Although researchers detected differences in tau accumulation between patients in early and later stage disease, they noted that the rates of how the protein spread differed from one patient to another.

The study, “Longitudinal changes of tau PET imaging in relation to hypometabolism in prodromal and Alzheimer’s disease dementia,” was published in the journal Molecular Psychiatry.

“There’s been an international race to measure tau spread, and we probably got there first,” Agneta Nordberg, MD, PhD, the study’s senior author said in a press release.

“There are no previous reports on how tau deposits spread after 17 months into the disease. Our results can improve understanding of tau accumulation in Alzheimer’s disease, help ongoing research to quantify the effect of tau vaccines, and enable early diagnosis,” added Nordberg, who is a professor at the Department of Neurobiology, Care Sciences and Society at Karolinska Institutet in Sweden.

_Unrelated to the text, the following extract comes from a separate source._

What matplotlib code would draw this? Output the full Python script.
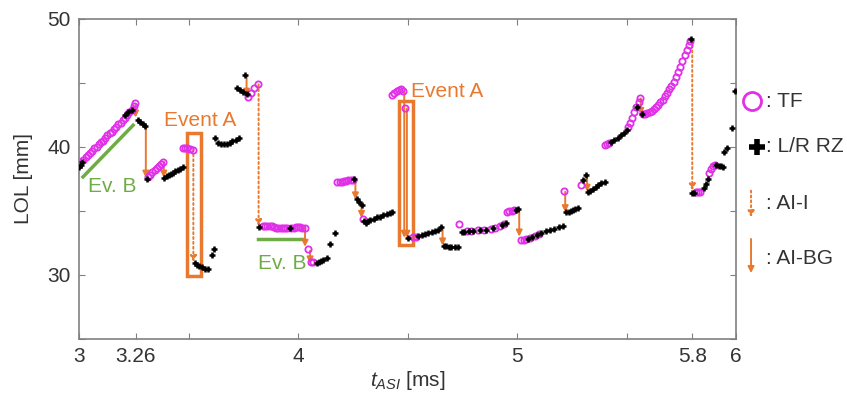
import matplotlib
matplotlib.use("Agg")
import matplotlib.pyplot as plt
from matplotlib.patches import Rectangle, FancyArrowPatch

plt.rcParams['font.family'] = ['Liberation Sans', 'DejaVu Sans']
plt.rcParams['mathtext.fontset'] = 'custom'
plt.rcParams['mathtext.it'] = 'Liberation Sans:italic'
plt.rcParams['mathtext.rm'] = 'Liberation Sans'

# TF points (magenta circles)
tf_x = [3.02, 3.03, 3.04, 3.05, 3.06, 3.07, 3.08, 3.09, 3.10, 3.11, 3.12, 3.13, 3.14,
        3.15, 3.16, 3.17, 3.18, 3.19, 3.20, 3.21, 3.22, 3.23, 3.24, 3.25, 3.255,
        3.315, 3.325, 3.335, 3.345, 3.355, 3.365, 3.375, 3.385,
        3.475, 3.485, 3.495, 3.505, 3.52,
        3.772, 3.785, 3.80, 3.815,
        3.84, 3.85, 3.86, 3.87, 3.88, 3.89, 3.90, 3.91, 3.92, 3.93, 3.94, 3.95, 3.97,
        3.98, 3.99, 4.00, 4.01, 4.02, 4.03,
        4.045, 4.06, 4.07,
        4.18, 4.19, 4.20, 4.21, 4.22, 4.23, 4.24, 4.25,
        4.295,
        4.43, 4.44, 4.45, 4.46, 4.47, 4.48, 4.49,
        4.525, 4.54, 4.735,
        4.77, 4.79, 4.82, 4.85, 4.88, 4.90, 4.92, 4.94,
        4.955, 4.965, 4.975, 4.985,
        5.02, 5.03, 5.04, 5.06, 5.08, 5.10,
        5.215, 5.29,
        5.40, 5.41, 5.42,
        5.507, 5.515, 5.525, 5.535, 5.545, 5.555, 5.562,
        5.575, 5.585, 5.595, 5.605, 5.615, 5.625, 5.635, 5.645, 5.655, 5.665, 5.675,
        5.685, 5.695, 5.705, 5.715, 5.725, 5.735, 5.745, 5.755, 5.765, 5.775, 5.785, 5.79,
        5.815, 5.825, 5.835,
        5.875, 5.885, 5.895, 5.905]
tf_y = [39.0, 39.2, 39.4, 39.5, 39.7, 39.9, 40.0, 40.2, 40.4, 40.5, 40.7, 40.9, 41.1,
        41.2, 41.4, 41.6, 41.8, 41.9, 42.1, 42.3, 42.5, 42.7, 42.9, 43.2, 43.4,
        37.65, 37.85, 38.05, 38.2, 38.35, 38.5, 38.65, 38.85,
        39.9, 39.95, 39.9, 39.85, 39.8,
        43.9, 44.2, 44.6, 44.9,
        33.8, 33.8, 33.85, 33.8, 33.8, 33.75, 33.7, 33.7, 33.7, 33.7, 33.65, 33.65, 33.7,
        33.7, 33.75, 33.75, 33.75, 33.7, 33.7,
        32.0, 31.0, 31.0,
        37.25, 37.3, 37.3, 37.35, 37.35, 37.4, 37.4, 37.4,
        34.35,
        44.1, 44.25, 44.35, 44.45, 44.55, 44.35, 43.05,
        32.95, 33.0, 34.0,
        33.4, 33.45, 33.5, 33.55, 33.6, 33.7, 33.8, 34.0,
        34.9, 35.0, 35.0, 35.05,
        32.7, 32.75, 32.8, 32.9, 33.05, 33.2,
        36.6, 37.0,
        40.15, 40.2, 40.3,
        41.6, 41.9, 42.3, 42.7, 43.1, 43.5, 43.8,
        42.6, 42.6, 42.65, 42.75, 42.85, 42.95, 43.1, 43.3, 43.5, 43.7, 43.95,
        44.2, 44.5, 44.8, 45.1, 45.45, 45.85, 46.25, 46.7, 47.15, 47.6, 48.0, 48.25,
        36.45, 36.5, 36.5,
        38.0, 38.3, 38.5, 38.6]

# L/R RZ points (black crosses)
rz_x = [3.00, 3.008, 3.015, 3.21, 3.225, 3.24,
        3.27, 3.28, 3.29, 3.30, 3.31,
        3.39, 3.40, 3.41, 3.42, 3.43, 3.44, 3.45, 3.46, 3.475,
        3.53, 3.54, 3.55, 3.56, 3.575, 3.59, 3.605, 3.615,
        3.62, 3.635, 3.65, 3.66, 3.675, 3.69, 3.70, 3.715, 3.73,
        3.72, 3.735, 3.75, 3.765, 3.758,
        3.82, 3.963,
        4.085, 4.095, 4.105, 4.115, 4.13, 4.145, 4.17,
        4.255, 4.27, 4.28, 4.29,
        4.30, 4.31, 4.32, 4.33, 4.345, 4.36, 4.375, 4.39, 4.405, 4.42, 4.43,
        4.50,
        4.55, 4.565, 4.58, 4.595, 4.61, 4.625, 4.64, 4.655,
        4.665, 4.675, 4.69, 4.70, 4.715, 4.73,
        4.75, 4.76, 4.78, 4.80, 4.83, 4.86, 4.89, 4.93, 4.95,
        4.995, 5.005,
        5.05, 5.07, 5.09, 5.11, 5.13, 5.15, 5.17, 5.19, 5.21,
        5.225, 5.235, 5.245, 5.255, 5.265, 5.28,
        5.30, 5.315,
        5.325, 5.335, 5.345, 5.36, 5.37, 5.385, 5.40,
        5.43, 5.445, 5.46, 5.475, 5.49, 5.50,
        5.548, 5.57, 5.795,
        5.80, 5.81, 5.855, 5.862, 5.87,
        5.91, 5.92, 5.93, 5.94,
        5.945, 5.96, 5.98, 5.995]
rz_y = [38.4, 38.6, 38.8, 42.5, 42.7, 42.9,
        42.1, 41.95, 41.8, 41.65, 37.5,
        37.6, 37.7, 37.8, 37.9, 38.0, 38.1, 38.2, 38.3, 38.4,
        30.95, 30.8, 30.7, 30.6, 30.5, 30.45, 31.6, 32.0,
        40.7, 40.3, 40.2, 40.2, 40.25, 40.35, 40.45, 40.55, 40.7,
        44.6, 44.45, 44.3, 44.15, 45.6,
        33.75, 33.7,
        30.95, 31.0, 31.1, 31.2, 31.3, 32.4, 33.3,
        37.5, 35.9, 35.7, 35.5,
        34.2, 34.1, 34.2, 34.3, 34.4, 34.5, 34.55, 34.65, 34.75, 34.85, 34.95,
        32.9,
        33.05, 33.1, 33.2, 33.3, 33.35, 33.45, 33.55, 33.75,
        32.3, 32.25, 32.2, 32.15, 32.2, 32.2,
        33.35, 33.35, 33.4, 33.45, 33.5, 33.55, 33.65, 33.9, 34.05,
        35.1, 35.15,
        32.85, 32.95, 33.1, 33.25, 33.4, 33.5, 33.6, 33.75, 33.8,
        34.9, 34.9, 35.0, 35.1, 35.15, 35.25,
        37.4, 37.8,
        36.5, 36.6, 36.7, 36.85, 37.0, 37.15, 37.25,
        40.4, 40.55, 40.7, 40.9, 41.1, 41.35,
        43.1, 42.6, 48.45,
        36.4, 36.4, 36.8, 37.1, 37.5,
        38.6, 38.55, 38.5, 38.45,
        39.6, 39.9, 41.5, 44.4]

# AI-BG (solid arrows) and AI-I (dotted arrows): x, start, end
ai_bg = [(3.258, 43.3, 42.3), (3.305, 41.7, 37.6), (3.387, 38.85, 37.6),
         (3.765, 45.5, 44.0), (4.032, 33.7, 32.2), (4.055, 31.9, 30.9),
         (4.262, 37.4, 35.9), (4.29, 35.5, 34.45), (4.485, 44.3, 32.9),
         (4.497, 43.0, 32.9), (4.66, 33.75, 32.3), (5.01, 35.1, 33.0),
         (5.22, 36.5, 34.9), (5.32, 37.8, 36.5), (5.565, 43.8, 42.5)]
ai_i = [(3.522, 39.8, 31.0), (3.82, 44.9, 33.8), (5.80, 48.3, 36.6)]

# Event A boxes (x0, y0, x1, y1) and Ev. B lines
event_a = [(3.492, 29.9, 3.556, 41.1), (4.461, 32.35, 4.527, 43.6)]
ev_b = [((3.018, 3.247), (37.66, 41.7)), ((3.817, 4.023), (32.8, 32.8))]

orange = '#E8792F'
green = '#6FAC46'
magenta = '#E030E8'
grey = '#808080'
dots = (0, (1, 1.5))

fig = plt.figure(figsize=(8.47, 3.93), dpi=100)
ax = fig.add_axes([0.0933, 0.1374, 0.7757, 0.8143])

# Ev. B lines
for xs, ys in ev_b:
    ax.plot(xs, ys, color=green, lw=2.5, zorder=2)

# Event A boxes
for x0, y0, x1, y1 in event_a:
    ax.add_patch(Rectangle((x0, y0), x1 - x0, y1 - y0, fill=False,
                           edgecolor=orange, lw=2.5, zorder=2))

# arrows
for x, y0, y1 in ai_bg:
    ax.annotate('', xy=(x, y1), xytext=(x, y0),
                arrowprops=dict(arrowstyle='-|>', color=orange, lw=1.4,
                                shrinkA=0, shrinkB=0, mutation_scale=9), zorder=3)
for x, y0, y1 in ai_i:
    ax.annotate('', xy=(x, y1), xytext=(x, y0),
                arrowprops=dict(arrowstyle='-|>', color=orange, lw=1.4, linestyle=dots,
                                shrinkA=0, shrinkB=0, mutation_scale=9), zorder=3)

ax.plot(tf_x, tf_y, 'o', ms=4.5, mfc='none', mec=magenta, mew=1.3, zorder=4)
ax.plot(rz_x, rz_y, '+', ms=5, color='black', mew=1.8, zorder=5)

# text labels
ax.text(3.552, 42.1, 'Event A', color=orange, fontsize=15, ha='center', va='center')
ax.text(4.68, 44.3, 'Event A', color=orange, fontsize=15, ha='center', va='center')
ax.text(3.15, 36.9, 'Ev. B', color=green, fontsize=15, ha='center', va='center')
ax.text(3.927, 30.9, 'Ev. B', color=green, fontsize=15, ha='center', va='center')

ax.set_xlim(3, 6)
ax.set_ylim(25, 50)
ax.set_xticks([3, 3.26, 3.5, 4, 4.5, 5, 5.5, 5.8, 6])
ax.set_xticklabels(['3', '3.26', '', '4', '', '5', '', '5.8', '6'])
ax.set_yticks([25, 30, 35, 40, 45, 50])
ax.set_yticklabels(['', '30', '', '40', '', '50'])
ax.tick_params(direction='in', length=4, color=grey, labelcolor='#333333',
               labelsize=15, top=True, right=True, pad=6)
for s in ax.spines.values():
    s.set_color(grey)
    s.set_linewidth(1.2)

ax.set_xlabel(r'$t_{ASI}$ [ms]', fontsize=15, color='#333333', labelpad=2)
ax.set_ylabel('LOL [mm]', fontsize=15, color='#333333', labelpad=10)

# legend on the right, drawn by hand
ft = fig.transFigure
fig.lines.append(plt.Line2D([0.8878], [0.743], marker='o', ms=13, mfc='none',
                            mec=magenta, mew=2, transform=ft))
fig.lines.append(plt.Line2D([0.8937], [0.626], marker='+', ms=11, color='black',
                            mew=4, transform=ft))
fig.add_artist(FancyArrowPatch((0.8867, 0.522), (0.8867, 0.440), transform=ft,
                               arrowstyle='-|>', color=orange, lw=1.4,
                               linestyle=dots, mutation_scale=9))
fig.add_artist(FancyArrowPatch((0.8867, 0.399), (0.8867, 0.298), transform=ft,
                               arrowstyle='-|>', color=orange, lw=1.4,
                               mutation_scale=9))
for y, s in [(0.743, ': TF'), (0.626, ': L/R RZ'), (0.481, ': AI-I'), (0.343, ': AI-BG')]:
    fig.text(0.904, y, s, fontsize=15, color='#333333', va='center')

fig.savefig('out.png', dpi=100)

Nordberg and her team performed the study together with colleagues at Uppsala University, who measured tau levels in patients with the help of brain imaging using positron emission tomography (PET).

Patients — 10 with mild cognitive impairment and six with Alzheimer’s disease — were scanned at study start, and then again 17 months later. The team also measured brain glucose metabolism, using PET, and performed various types of cognitive tests. They also scanned their brains to map the extent of amyloid-beta plaques at study start.

In the entire group of patients with mild cognitive impairment and proper Alzheimer’s dementia, the tau burden did not differ between the initial and follow-up scans. Although all patients had extensive amyloid plaques, their brain amount of tau — a protein that settles inside cells — were highly individual.

Researchers also noted that a larger tau accumulation at study start predicted a lower rate of spread. But again, the rates differed considerably between individual patients.

“This could explain why the disease progresses at such a varying rate from one patient to the other,” Nordberg said.

When they attempted to identify links between tau, cognitive impairment, and energy metabolism, they noted that tau accumulation and glucose metabolism were not related. Large amounts of tau in certain brain regions were linked to abnormal episodic memory, but not to overall cognitive decline.

Defective energy metabolism, on the other hand, correlated with both overall cognition and poor episodic memory.

When separating patients who had mild cognitive impairment and Alzheimer’s disease, different patterns of Tau accumulation emerged. Prodromal Alzheimer’s patients had more tau in areas thought to be affected in early disease stages. In contrast, those with full-on dementia had more tau in areas that researchers think become affected later on in the disease process.

“We also saw a strong direct correlation between size of [tau] deposit and episodic memory impairment. That said, tau doesn’t seem to have much of an effect on the global general memory, which is more reasonably related to brain metabolism,” Nordberg said.

Earlier studies also have linked brain glucose abnormalities to Alzheimer’s disease, and mouse experiments show that a lack of glucose in the brain kills neurons.

In contrast to the current study using patients, the mouse study found that low brain glucose triggers tau aggregation.